Well as it turns out, Kony hadn’t been in Uganda for years. And he was probably dead already. But why give the people and forces of Uganda their deserved credit when we can give it to some white guys who care sooo much? Invisible Children didn’t “get” Kony, because he wasn’t there to “get” in the first place. In fact, the funds supposedly raised to help the child soldiers actually went to the heads of the charity, and the money given to Uganda was given to the army to arm them. Cool.
Oh, and the head of the charity was caught masturbating naked on the highway because he was so “stressed” about all the attention his inane video got him. Come on.
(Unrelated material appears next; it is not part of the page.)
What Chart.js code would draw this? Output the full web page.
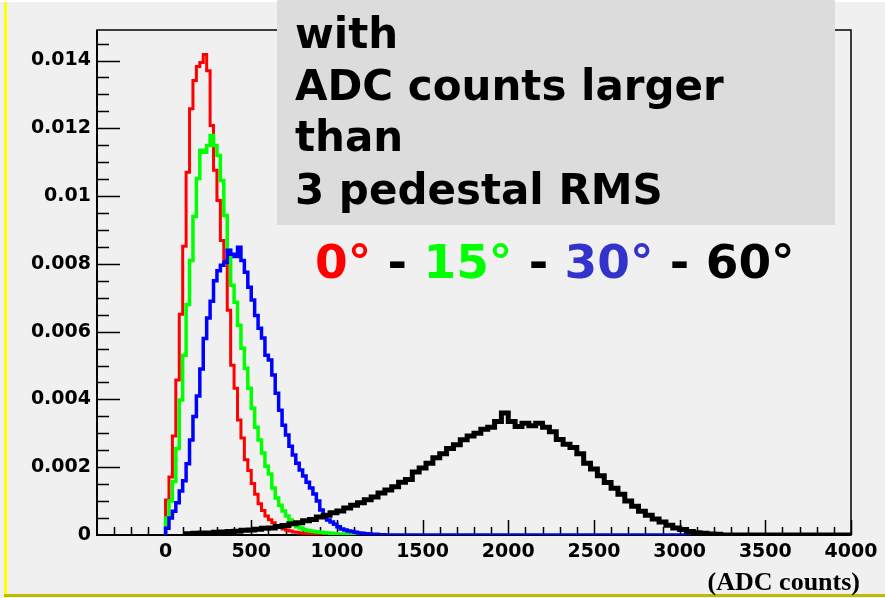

So God Grew Tired of Us has wonderful subjects in John, Daniel and Panther, and horrible producers. Remember Whitlock’s “Word Made Flesh” introduction, and her advisement to read “peri-text” carefully? Watch this documentary carefully. These men can easily be perceived as victims, as refugees, without agency, hope or a future. These men are far from the emaciated shots of children overlaid Nicole Kidman’s idiotic narration of the trek across Sudan to Ethiopia and Kenya. These men are not in America because they are helpless, nor because their lifelong dreams of becoming Americans are coming true. They are Sudanese, they are proud of it. They are hardworking and lonely, and like Valentino, they are aching to go home. That is what I took away from the film, that they can’t go home, they can’t be where they desire to be most. America is not their solution. America is a stepping stone so they may train in skills to bring home, to Sudan, to their families, to their friends.
I cried on a couple occasions throughout the film, but it doesn’t matter. The producers want your tears. I will not pretend an 80 minute film taught me exactly what John, Daniel and Panther want.